Additionally, the omnibus allocates $3.4 million to the National Urban Security Technology Laboratory (NUSTL), located in New York City. NUSTL is a federal laboratory organized within the U.S. Department of Homeland Security Science and Technology Directorate’s First Responders Group. The lab regularly tests equipment, including radiological detection technologies, for the FDNY and NYPD. The lab’s strategic location in New York City allows for innovative systems and technologies to be tested by local first responders before being implemented on a national scale. The lab was slated for closure until Donovan successfully funded it in an amendment to the Make America Secure and Prosperous Appropriations Act.
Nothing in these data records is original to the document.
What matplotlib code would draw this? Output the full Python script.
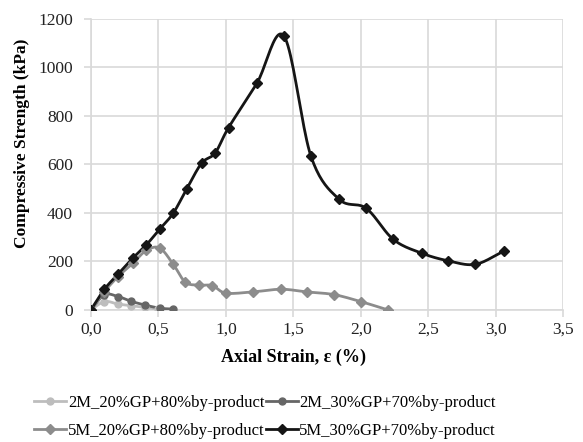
import numpy as np
import matplotlib.pyplot as plt
from matplotlib.ticker import FuncFormatter, MultipleLocator

plt.rcParams['font.family'] = ['Liberation Serif', 'DejaVu Serif']

# strain (%) / compressive strength (kPa)
strain_2m20 = [0.0, 0.10, 0.20, 0.30, 0.40, 0.50]
stress_2m20 = [0, 34, 24, 17, 10, 2]

strain_2m30 = [0.0, 0.10, 0.20, 0.30, 0.40, 0.51, 0.61]
stress_2m30 = [0, 62, 55, 35, 20, 7, 3]

strain_5m20 = [0.0, 0.10, 0.20, 0.31, 0.41, 0.51, 0.61, 0.70, 0.80, 0.90,
               1.00, 1.20, 1.41, 1.60, 1.80, 2.00, 2.20]
stress_5m20 = [0, 75, 137, 192, 245, 255, 188, 114, 102, 100,
               69, 74, 85, 74, 63, 34, 0]

strain_5m30 = [0.0, 0.10, 0.20, 0.31, 0.41, 0.51, 0.61, 0.71, 0.82, 0.92,
               1.02, 1.23, 1.43, 1.63, 1.84, 2.04, 2.24, 2.45, 2.65, 2.85, 3.06]
stress_5m30 = [0, 85, 147, 213, 268, 333, 399, 499, 605, 647,
               752, 935, 1130, 635, 456, 419, 291, 234, 202, 188, 242]


def smooth(x, y, n=20):
    # catmull-rom through the points, like excel's smoothed line
    x = np.asarray(x, float)
    y = np.asarray(y, float)
    px = np.concatenate([[2 * x[0] - x[1]], x, [2 * x[-1] - x[-2]]])
    py = np.concatenate([[2 * y[0] - y[1]], y, [2 * y[-1] - y[-2]]])
    xs, ys = [], []
    t = np.linspace(0, 1, n, endpoint=False)
    for i in range(1, len(px) - 2):
        for p, out in ((px, xs), (py, ys)):
            p0, p1, p2, p3 = p[i - 1], p[i], p[i + 1], p[i + 2]
            out.extend(0.5 * (2 * p1 + (-p0 + p2) * t
                              + (2 * p0 - 5 * p1 + 4 * p2 - p3) * t ** 2
                              + (-p0 + 3 * p1 - 3 * p2 + p3) * t ** 3))
    xs.append(x[-1])
    ys.append(y[-1])
    return xs, ys


fig = plt.figure(figsize=(5.83, 4.42), dpi=100)
ax = fig.add_axes([0.156, 0.299, 0.810, 0.658])

series = [
    (strain_2m20, stress_2m20, '#bdbdbd', 'o', 5, '2M_20%GP+80%by-product'),
    (strain_2m30, stress_2m30, '#666666', 'o', 5, '2M_30%GP+70%by-product'),
    (strain_5m20, stress_5m20, '#8c8c8c', 'D', 5, '5M_20%GP+80%by-product'),
    (strain_5m30, stress_5m30, '#151515', 'D', 5.5, '5M_30%GP+70%by-product'),
]
handles = []
for x, y, c, m, ms, lab in series:
    sx, sy = smooth(x, y)
    ax.plot(sx, sy, color=c, lw=2, zorder=3)
    ax.plot(x, y, ls='none', marker=m, ms=ms, color=c, zorder=4)
    h, = ax.plot([], [], color=c, lw=2, marker=m, ms=ms, label=lab)
    handles.append(h)

ax.set_xlim(0, 3.5)
ax.set_ylim(0, 1200)
ax.xaxis.set_major_locator(MultipleLocator(0.5))
ax.yaxis.set_major_locator(MultipleLocator(200))
ax.xaxis.set_major_formatter(FuncFormatter(lambda v, p: f'{v:.1f}'.replace('.', ',')))
ax.grid(True, color='#d9d9d9', lw=1.2)
ax.set_axisbelow(True)
for s in ['top', 'right']:
    ax.spines[s].set_visible(False)
for s in ['left', 'bottom']:
    ax.spines[s].set_color('#d9d9d9')
    ax.spines[s].set_linewidth(1.2)
ax.tick_params(colors='#d9d9d9', length=5, width=1.2, labelsize=12.5, labelcolor='#222222')
ax.tick_params(axis='y', pad=8)
ax.set_xlabel('Axial Strain, ε (%)', fontsize=13, fontweight='bold')
ax.set_ylabel('Compressive Strength (kPa)', fontsize=12.5, fontweight='bold')
ax.xaxis.set_label_coords(0.428, -0.135)
ax.yaxis.set_label_coords(-0.145, 0.574)
ax.yaxis.label.set_va('center')

order = [handles[0], handles[2], handles[1], handles[3]]
fig.legend(order, [h.get_label() for h in order], loc='center',
           bbox_to_anchor=(0.455, 0.057), ncol=2, frameon=False, fontsize=12,
           handlelength=1.9, handletextpad=0.1, columnspacing=0.1,
           labelspacing=0.75)

fig.savefig('out.png', dpi=100)
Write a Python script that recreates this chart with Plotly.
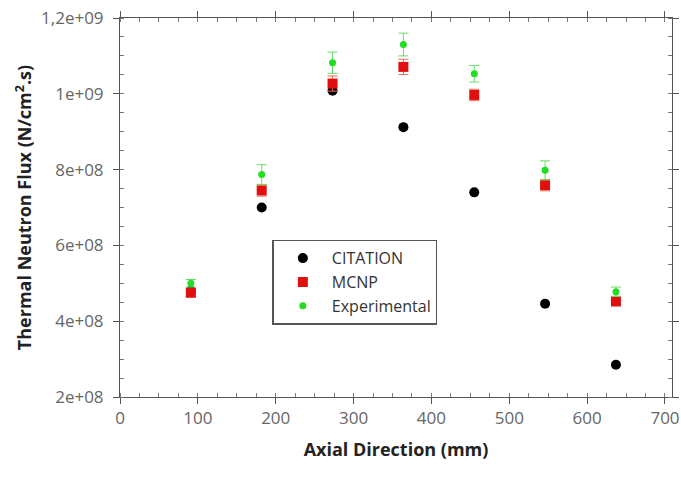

Congressman Donovan is New York City’s only Republican representative in Congress and chairs the House Subcommittee on Emergency Preparedness, Response, and Communications. Representing a community that suffered devastating losses from the September 11th terror attack and from Superstorm Sandy, Donovan has made homeland security and storm resiliency major priorities during his tenure in Congress. He advocated directly to House Appropriations Committee Chairman Rodney Frelinghuysen for the security funds included in the omnibus.


This Congress, three of Donovan’s homeland security bills have passed the House of Representatives: the Transit Security Grant Program Flexibility Act; the Cyber Preparedness Act; and the Securing the Cities Act.